Backstage the NixOS way: a portal for 71 repos, declared
I wanted Backstage — Spotify’s developer portal — running on my home lab. The “why” is small: I have 71 repos across personal + Freundcloud and I keep losing the thread of which one does what. Backstage’s software catalog is the canonical answer: one page that says “here are your things, here’s who owns them, here’s where the docs live.”
The catch: Backstage has effectively zero first-class NixOS support. There’s an open package request and one abandoned community flake with a single star. Nothing usable. And Backstage isn’t a binary — it’s a Yarn 4 monorepo you scaffold per deployment, customize with plugins, and bake into a Docker image.

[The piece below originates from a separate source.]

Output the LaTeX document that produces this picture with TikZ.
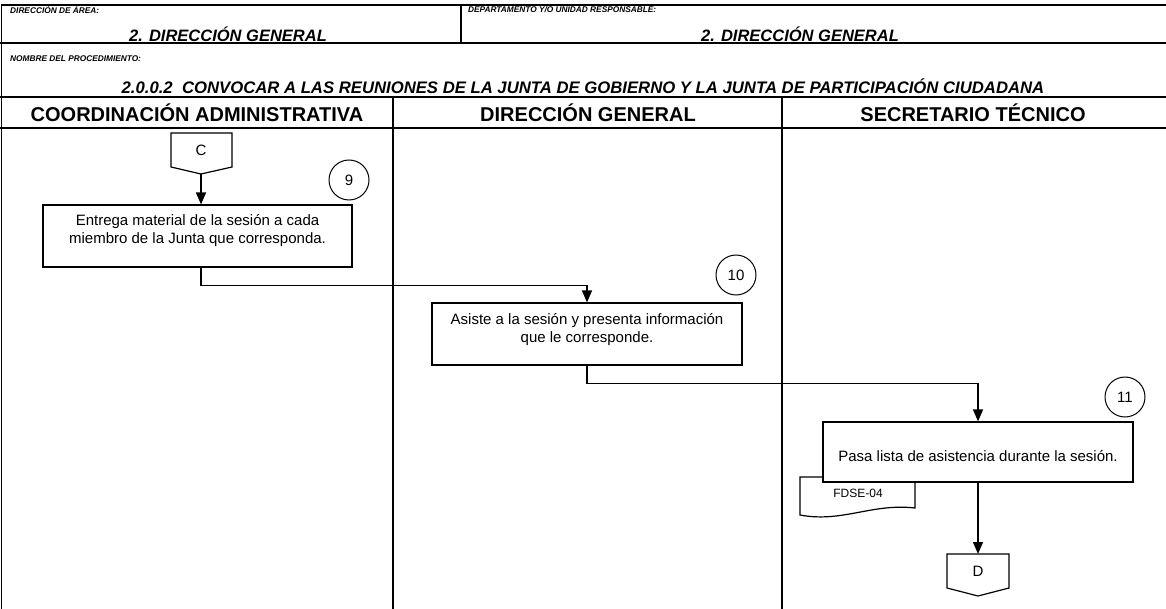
\documentclass[tikz,border=0pt]{standalone}
\usepackage{fontspec}
\setmainfont{Liberation Sans}
\usetikzlibrary{arrows.meta}
\begin{document}
\begin{tikzpicture}[x=1pt,y=-1pt,
  frame/.style={line width=1.3pt},
  lbl/.style={inner sep=0pt,font=\fontsize{8.3}{9}\selectfont\bfseries\itshape},
  big/.style={inner sep=0pt,font=\fontsize{16.5}{18}\selectfont\bfseries\itshape},
  head/.style={inner sep=0pt,font=\fontsize{20}{22}\selectfont\bfseries},
  proc/.style={draw,line width=1.2pt,fill=white,inner sep=0pt},
  txt/.style={inner sep=0pt,align=center,font=\fontsize{15}{18}\selectfont},
  num/.style={draw,circle,line width=1pt,minimum size=40pt,inner sep=0pt,font=\fontsize{15}{17}\selectfont},
  conn/.style={line width=1.2pt,line join=miter},
  arr/.style={line width=1.5pt,-{Triangle[length=12pt,width=10pt]}}
]
\useasboundingbox (0,0) rectangle (1166,609);
% frame and table
\draw[frame] (1.5,609) -- (1.5,5) -- (1166,5);
\draw[frame] (0,43) -- (1166,43);
\draw[frame] (0,97) -- (1166,97);
\draw[frame] (0,128) -- (1166,128);
\draw[frame] (461,5) -- (461,43);
\draw[frame] (393,97) -- (393,609);
\draw[frame] (782,97) -- (782,609);
% header texts
\node[lbl,anchor=west] (l1) at (10,10) {DIRECCIÓN DE ÁREA:};
\node[big] (v1) at (228,34) {2. DIRECCIÓN GENERAL};
\node[lbl,anchor=west] (l2) at (468,10) {DEPARTAMENTO Y/O UNIDAD RESPONSABLE:};
\node[big] (v2) at (800,34) {2. DIRECCIÓN GENERAL};
\node[lbl,anchor=west] (l3) at (10,59) {NOMBRE DEL PROCEDIMIENTO:};
\node[inner sep=0pt,font=\fontsize{16.7}{18}\selectfont\bfseries\itshape] (title) at (583,86.5) {2.0.0.2\ \ CONVOCAR A LAS REUNIONES DE LA JUNTA DE GOBIERNO Y LA JUNTA DE PARTICIPACIÓN CIUDADANA};
\node[head] (h1) at (197,113) {COORDINACIÓN ADMINISTRATIVA};
\node[head] (h2) at (588,113) {DIRECCIÓN GENERAL};
\node[head] (h3) at (973,113) {SECRETARIO TÉCNICO};
% connector C
\draw[conn] (171,133) -- (232,133) -- (232,167) -- (201,174) -- (171,167) -- cycle;
\node[txt] (C) at (201,150) {C};
\coordinate (Ctip) at (201,174);
% step 9
\node[proc,minimum width=309pt,minimum height=62pt] (b1) at (197.5,236) {};
\node[txt] (t1) at (197.5,231) {Entrega material de la sesión a cada\\miembro de la Junta que corresponda.};
\node[num] (n9) at (349,180) {9};
% step 10
\node[proc,minimum width=310pt,minimum height=62pt] (b2) at (587,334) {};
\node[txt] (t2) at (587,330) {Asiste a la sesión y presenta información\\que le corresponde.};
\node[num] (n10) at (736,275) {10};
% step 11
\draw[conn,fill=white] (800,477) -- (915,477) -- (915,508) .. controls (872,503) and (842,523) .. (800,515) -- cycle;
\node[inner sep=0pt,font=\fontsize{12}{14}\selectfont] (doc) at (858,493) {FDSE-04};
\node[proc,minimum width=310pt,minimum height=60pt] (b3) at (978,452) {};
\node[txt] (t3) at (978,456) {Pasa lista de asistencia durante la sesión.};
\node[num] (n11) at (1125,397) {11};
% connector D
\draw[conn] (947,554) -- (1009,554) -- (1009,588) -- (978,596) -- (947,588) -- cycle;
\node[txt] (D) at (978,571) {D};
\coordinate (Dtop) at (978,554);
% arrows
\draw[arr] (Ctip) -- (Ctip |- b1.north);
\draw[arr] (b1.south -| Ctip) -- ++(0,18) -| (b2.north);
\draw[arr] (b2.south) -- ++(0,18) -| (b3.north);
\draw[arr] (b3.south) -- (Dtop);
\end{tikzpicture}
\end{document}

So this is a write-up of the “NixOS way” install: declarative, version-
controlled, no hidden state, no manual docker run invocations to
forget. Plus the four things that fought back hardest.
The shape
https://<tailnet-host>/backstage
▲
│ Tailscale Serve
│ (HTTPS terminates here)
▼
┌─────────────────────────────────────────────────────┐
│ p510 │
│ │
│ ┌────────────┐ backstage-net ┌────────────┐ │
│ │ podman: │◀──────podman───────▶│ podman: │ │
│ │ backstage │ bridge DNS │ backstage- │ │
│ │ :7007 (lo) │ │ postgres │ │
│ └────────────┘ └────────────┘ │
│ ▲ │
│ │ EnvironmentFile=/run/backstage/env-* │
│ │ │
│ ┌──────┴──────────┐ │
│ │ backstage-env- │ ← agenix at activation │
│ │ setup (oneshot) │ │
│ └─────────────────┘ │
└─────────────────────────────────────────────────────┘
Three systemd units, two containers, one shared podman bridge network,
four agenix-encrypted secrets, one Tailscale Serve path. Everything
declared in modules/services/backstage.nix (~250 lines) and toggled
by a single features.backstage.enable = true on p510.

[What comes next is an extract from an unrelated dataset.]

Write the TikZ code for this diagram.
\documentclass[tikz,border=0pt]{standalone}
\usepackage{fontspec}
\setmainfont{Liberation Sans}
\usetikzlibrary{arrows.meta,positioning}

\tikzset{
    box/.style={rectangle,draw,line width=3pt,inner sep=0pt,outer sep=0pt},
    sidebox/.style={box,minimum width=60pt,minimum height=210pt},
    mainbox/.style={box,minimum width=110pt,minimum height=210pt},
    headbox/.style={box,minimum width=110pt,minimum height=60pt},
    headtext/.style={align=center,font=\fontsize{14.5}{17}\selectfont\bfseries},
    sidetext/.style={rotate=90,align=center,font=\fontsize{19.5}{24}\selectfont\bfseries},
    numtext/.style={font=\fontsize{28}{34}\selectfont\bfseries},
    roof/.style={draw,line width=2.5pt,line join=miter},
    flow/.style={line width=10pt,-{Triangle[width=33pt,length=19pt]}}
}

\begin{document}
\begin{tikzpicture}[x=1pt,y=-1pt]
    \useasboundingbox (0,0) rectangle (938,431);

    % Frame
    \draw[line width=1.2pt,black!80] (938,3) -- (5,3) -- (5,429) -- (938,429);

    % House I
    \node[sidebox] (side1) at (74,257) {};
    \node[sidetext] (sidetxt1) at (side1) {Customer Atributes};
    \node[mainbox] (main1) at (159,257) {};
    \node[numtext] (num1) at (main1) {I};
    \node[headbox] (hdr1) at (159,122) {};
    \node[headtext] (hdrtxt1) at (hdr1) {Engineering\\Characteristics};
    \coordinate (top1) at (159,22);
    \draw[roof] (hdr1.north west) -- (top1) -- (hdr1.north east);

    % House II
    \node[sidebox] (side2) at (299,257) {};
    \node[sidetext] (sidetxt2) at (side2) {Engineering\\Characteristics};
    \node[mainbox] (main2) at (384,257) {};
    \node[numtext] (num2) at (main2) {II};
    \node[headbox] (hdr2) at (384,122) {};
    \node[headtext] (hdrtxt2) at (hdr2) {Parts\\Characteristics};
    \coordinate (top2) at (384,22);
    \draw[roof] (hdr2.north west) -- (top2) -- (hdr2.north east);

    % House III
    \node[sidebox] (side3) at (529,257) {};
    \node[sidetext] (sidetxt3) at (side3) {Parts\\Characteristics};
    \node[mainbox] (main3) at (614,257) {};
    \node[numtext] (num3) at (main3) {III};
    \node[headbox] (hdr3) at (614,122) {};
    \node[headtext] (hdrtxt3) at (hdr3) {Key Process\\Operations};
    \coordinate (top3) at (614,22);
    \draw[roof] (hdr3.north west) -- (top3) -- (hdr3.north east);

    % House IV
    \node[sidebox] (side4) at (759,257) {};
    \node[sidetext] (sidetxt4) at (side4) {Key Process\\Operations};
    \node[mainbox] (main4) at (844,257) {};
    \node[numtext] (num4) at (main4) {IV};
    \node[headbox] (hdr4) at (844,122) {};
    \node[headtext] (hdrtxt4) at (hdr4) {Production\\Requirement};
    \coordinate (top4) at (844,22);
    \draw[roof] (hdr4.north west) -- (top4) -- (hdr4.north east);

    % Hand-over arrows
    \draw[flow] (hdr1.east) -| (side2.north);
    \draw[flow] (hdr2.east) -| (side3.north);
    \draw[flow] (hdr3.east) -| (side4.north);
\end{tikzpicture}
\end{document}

The app repo: scaffolded, CI’d, ghcr-published
The Backstage app itself lives in a separate repo,
olafkfreund/backstage.
It’s the standard @backstage/create-app scaffold with two changes:
app-config.production.yamloverrides for Postgres connection, GitHub OAuth, andauth.allowGuestAccess: truefor read-only browsing.github/workflows/build.ymlthat yarn-installs, type-checks, lints, tests, builds the backend bundle, and publishes a multi-tag image toghcr.io/olafkfreund/backstage(both:latestand:sha-<commit>)
The CI job’s final step is the bit that matters for NixOS:
echo "ghcr.io/olafkfreund/backstage@sha256:e0284ab..."
That SHA digest — not :latest — is what the NixOS module pins.
Updates are explicit nixos_config commits. A leaked GHCR token can’t
quietly swap the running image; the worst it can do is push to a tag
nothing references.
The NixOS module: secrets at runtime, never in the store
The module structure mirrors my existing
skill-pool
pattern. Two containers, one secret-to-env bridge, all hardening
inherited from the systemd defaults plus a --memory=2G cap so a
Backstage memory leak can’t fight Plex transcoding for RAM.
The interesting part is the agenix wiring. Backstage’s container reads
env vars for its Postgres password, GitHub OAuth client ID/secret, and
catalog PAT. I do NOT want those values in the Nix store — anyone who
can read /nix/store/* would see them. So the pattern is:
# 1. Declare the secrets — agenix decrypts to /run/agenix/* at boot
age.secrets.backstage-github-token = {
file = ../../secrets/backstage-github-token.age;
mode = "0400";
};
# 2. One-shot service that reads agenix files and writes
# /run/backstage/env-* on tmpfs (cleared every boot)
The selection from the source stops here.